It was with some interest that I found news of an upcoming TortoiseSVN release this morning. In particular, one entry in the release notes made me very happy:

An option to disable the cache process completely and either fetch the status only for the currently visible folder or not show any overlays at all.

This means that finally, I will be reinstalling TortoiseSVN on my workstation. For an explanation of why this matters so much, I need to go into a little more background on my work environment and how the cache process works.

I used TortoiseCVS almost exclusively for 3 years while working on our ActiveX product written in VB6. During this time I grew to love the little tool, and even helped out the developers with bug reports and feature suggestions.

When we made the switch to SVN a little over 12 months ago I was elated to find a sister project that looked almost identical, although I later discovered that it was merely a branch from somewhere early in the life of TortoiseCVS and they had some notable differences in opinion.
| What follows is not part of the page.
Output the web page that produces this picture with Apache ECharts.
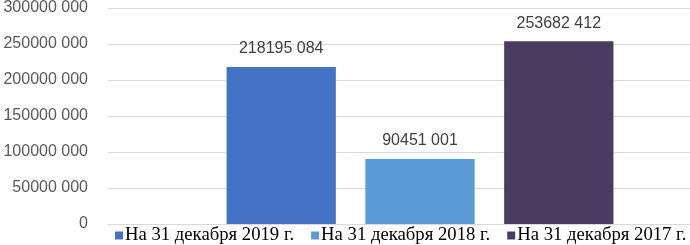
<!DOCTYPE html>
<html>
<head>
<meta charset="utf-8">
<script src="https://cdn.jsdelivr.net/npm/echarts@6/dist/echarts.min.js"></script>
<style>
  html, body { margin: 0; padding: 0; background: #fff; overflow: hidden; }
  /* the original chart is cropped on the right, so the canvas is wider than the window */
  #chart { width: 732px; height: 245px; }
</style>
</head>
<body>
<div id="chart"></div>
<script>
var categories = [''];
var seriesNames = ['На 31 декабря 2019 г.', 'На 31 декабря 2018 г.', 'На 31 декабря 2017 г.'];
var seriesValues = [218195084, 90451001, 253682412];
var seriesColors = ['#4472c4', '#5b9bd5', '#4b3b63'];
var yTicks = [0, 50000000, 100000000, 150000000, 200000000, 250000000, 300000000];

// 218195084 -> "218195 084"
function fmt(v) {
    var s = String(Math.round(v));
    if (s.length <= 3) return s;
    return s.slice(0, s.length - 3) + ' ' + s.slice(s.length - 3);
}

var chart = echarts.init(document.getElementById('chart'));
chart.setOption({
    animation: false,
    grid: { left: 108, right: 0, top: 6, bottom: 21 },
    legend: {
        data: seriesNames,
        left: 110,
        top: 221,
        width: 620,
        itemWidth: 8,
        itemHeight: 8,
        itemGap: 17,
        icon: 'rect',
        textStyle: { fontFamily: 'Liberation Serif', fontSize: 18.7, color: '#000', padding: [0, 0, 0, -3] }
    },
    xAxis: {
        type: 'category',
        data: categories,
        axisLine: { lineStyle: { color: '#d9d9d9' } },
        axisTick: { show: false },
        axisLabel: { show: false }
    },
    yAxis: {
        type: 'value',
        min: yTicks[0],
        max: yTicks[yTicks.length - 1],
        interval: 50000000,
        axisLine: { show: false },
        axisTick: { show: false },
        splitLine: { lineStyle: { color: '#d9d9d9' } },
        axisLabel: {
            margin: 20,
            fontFamily: 'Liberation Sans',
            fontSize: 16,
            color: '#595959',
            formatter: fmt
        }
    },
    series: seriesNames.map(function (name, i) {
        var data = categories.map(function () { return seriesValues[i]; });
        return {
            name: name,
            type: 'bar',
            data: data,
            barGap: '27%',
            barCategoryGap: '38%',
            itemStyle: { color: seriesColors[i] },
            label: {
                show: true,
                position: 'top',
                distance: 10,
                fontFamily: 'Liberation Sans',
                fontSize: 16,
                color: '#404040',
                formatter: function (p) { return fmt(p.value); }
            }
        };
    })
});
</script>
</body>
</html>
The biggest one for me is the “cache process”. TortoiseCVS doesn’t use one, it simply loads the sandbox information as required. I guess the TortoiseSVN guys decided this was too slow and they decided to implement a cache – without thinking about the consequences. Not long after I installed TortoiseSVN, I noticed my system slowing to a crawl particularly when loading Eclipse. So I loaded up FileMon and had a
look at what was causing all the disk access.

I was horrified to discover that every time Eclipse accessed a file, the TortoiseSVN cache process looked for files in the .svn data subfolder of the file’s directory. I later confirmed that this is by design, and happens every time any file on the system is accessed. This is understandable from a technical standpoint, because any file change could be related to a sandbox on the system. In reality, it results in requesting files that don’t exist 90-95% of the time. Furthermore,
a few times this prevented me from removing a USB drive because the cache never releases its reference to the root folder of every drive.

For most people, the general system slowdown that results from such behaviour probably isn’t that bad. And for your average project using SVN, the benefits of a cache probably outweigh the extra disk activity. Not for me.

My Eclipse workspace is currently 265,422 files totalling almost 2.2gb (3gb on disk). This is 6 copies of the codebase (2 products, 3 version branches and 1 clean checkout for when I need a pristine sandbox) along with a few other products and various other side projects. This total includes all the SVN data, but due to what was probably a bug at the time the TSVN cache was looking for the .svn folder even inside .svn folders when Eclipse accessed a file there.

All this unnecessary disk activity prevented it from being a viable solution on our large projects, and I’m glad they’ve finally gone back to the TortoiseCVS method (even if it’s only an option). The downside to this new version is that it’s using SVN version 1.4, and the sandbox changes aren’t backwards compatible so I can’t install it until subclipse does their upgrade. I’m eagerly awaiting that day so I can finally use a decent SVN tool outside of Eclipse again! 😀